= The Vault (Coffee Shop) =

American self-serve uncrewed coffee shop and bookstore

The Vault is an unmanned self-serve coffee shop, bakery, book store and center for the arts located in Valley City, North Dakota, United States. In June 2014, The Vault received international attention for its unique business model.

==History==

The Vault was the result of a three-and-a-half-year renovation project of a former bank building in Valley City, North Dakota. The bank was originally built in 1920 as The Bank of Valley City. This became Farmer's and Merchant Bank, and was later abandoned.
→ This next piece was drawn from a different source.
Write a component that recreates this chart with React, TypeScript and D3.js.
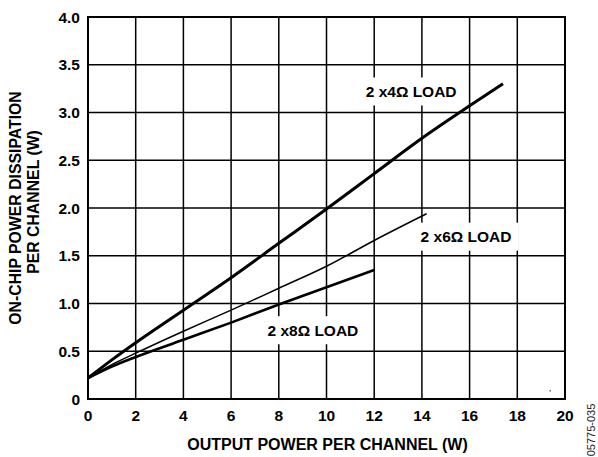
import React from "react";
import * as d3 from "d3";

const xTicks = [0, 2, 4, 6, 8, 10, 12, 14, 16, 18, 20];
const yTicks = [0, 0.5, 1.0, 1.5, 2.0, 2.5, 3.0, 3.5, 4.0];
const yTickLabels = ["0", "0.5", "1.0", "1.5", "2.0", "2.5", "3.0", "3.5", "4.0"];

const load4X = [0, 1, 2, 4, 6, 8, 10, 12, 14, 16, 17.4];
const load4Y = [0.22, 0.41, 0.59, 0.93, 1.27, 1.63, 1.99, 2.36, 2.73, 3.07, 3.3];
const load6X = [0, 1, 2, 4, 6, 8, 10, 12, 14.2];
const load6Y = [0.22, 0.36, 0.48, 0.71, 0.93, 1.16, 1.39, 1.66, 1.94];
const load8X = [0, 1, 2, 4, 6, 8, 10, 12];
const load8Y = [0.22, 0.34, 0.44, 0.62, 0.8, 0.99, 1.17, 1.35];

const seriesLabels = ["2 x4Ω LOAD", "2 x6Ω LOAD", "2 x8Ω LOAD"];
const labelX = [13.55, 15.85, 9.43];
const labelY = [3.22, 1.7, 0.72];

const W = 598, H = 457;
const M = { left: 88, right: 33, top: 17, bottom: 58 };
const FONT = "Arial, 'Liberation Sans', Helvetica, sans-serif";

export default function App() {
  const x = d3.scaleLinear().domain([0, 20]).range([M.left, W - M.right]);
  const y = d3.scaleLinear().domain([0, 4]).range([H - M.bottom, M.top]);
  const line = d3
    .line<[number, number]>()
    .x((d) => x(d[0]))
    .y((d) => y(d[1]))
    .curve(d3.curveMonotoneX);
  const series = [
    { xs: load4X, ys: load4Y, w: 3 },
    { xs: load6X, ys: load6Y, w: 1.5 },
    { xs: load8X, ys: load8Y, w: 2.6 },
  ];
  const fs = 15.5;
  return (
    <svg
      width={W}
      height={H}
      style={{ position: "absolute", left: 0, top: 0, background: "#fff" }}
      fontFamily={FONT}
    >
      {xTicks.map((t) => (
        <line key={"gx" + t} x1={x(t)} x2={x(t)} y1={y(0)} y2={y(4)} stroke="#000" strokeWidth={1.5} />
      ))}
      {yTicks.map((t) => (
        <line key={"gy" + t} x1={x(0)} x2={x(20)} y1={y(t)} y2={y(t)} stroke="#000" strokeWidth={1.5} />
      ))}
      <rect x={x(0)} y={y(4)} width={x(20) - x(0)} height={y(0) - y(4)} fill="none" stroke="#000" strokeWidth={2} />
      {seriesLabels.map((s, i) => {
        const w = 104;
        return (
          <rect key={"b" + s} x={x(labelX[i]) - w / 2} y={y(labelY[i]) - 14} width={w} height={28} fill="#fff" />
        );
      })}
      {series.map((s, i) => (
        <path
          key={i}
          d={line(s.xs.map((v, j) => [v, s.ys[j]] as [number, number])) || ""}
          fill="none"
          stroke="#000"
          strokeWidth={s.w}
        />
      ))}
      {seriesLabels.map((s, i) => (
        <text
          key={"t" + s}
          x={x(labelX[i])}
          y={y(labelY[i])}
          textAnchor="middle"
          dominantBaseline="central"
          fontSize={fs}
          fontWeight="bold"
        >
          {s}
        </text>
      ))}
      {xTicks.map((t) => (
        <text key={"tx" + t} x={x(t)} y={421} textAnchor="middle" fontSize={fs} fontWeight="bold">
          {t}
        </text>
      ))}
      {yTicks.map((t, i) => (
        <text
          key={"ty" + t}
          x={80}
          y={y(t)}
          textAnchor="end"
          dominantBaseline="central"
          fontSize={fs}
          fontWeight="bold"
        >
          {yTickLabels[i]}
        </text>
      ))}
      <text x={(x(0) + x(20)) / 2 + 1} y={450} textAnchor="middle" fontSize={16} fontWeight="bold">
        OUTPUT POWER PER CHANNEL (W)
      </text>
      <text
        transform="translate(21,208) rotate(-90)"
        textAnchor="middle"
        fontSize={15.8}
        fontWeight="bold"
      >
        ON-CHIP POWER DISSIPATION
      </text>
      <text
        transform="translate(39,202) rotate(-90)"
        textAnchor="middle"
        fontSize={15.8}
        fontWeight="bold"
      >
        PER CHANNEL (W)
      </text>
      <text transform="translate(595,430) rotate(-90)" textAnchor="middle" fontSize={11} fill="#222">
        05775-035
      </text>
      <rect x={549.5} y={390} width={1.5} height={1.5} fill="#666" />
    </svg>
  );
}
The building was purchased in 2000 by Paul Stenshoel, and the main room of the lower level was given to David Brekke in 2009 for use as a coffee shop and community center.

==Honor system==

The Vault has no employees or price scanners. Customers take products and pay via credit card, check or cash on the honor system. There are cameras, but their main purpose is to provide a safe atmosphere. The food and drink have set prices, but the books are priced as patrons see fit. In an interview, Brekke said that customers have been "15% more honest, than thieving."

==Media coverage==

On June 20, 2014, Aaron Boerner of KVRR Fargo covered The Vault, focusing on its unique business model. On June 23, the story was aired by CNN nationally. On June 24, the story was aired on TV stations across the United States, leading to a subsequent interview by the New York Daily News.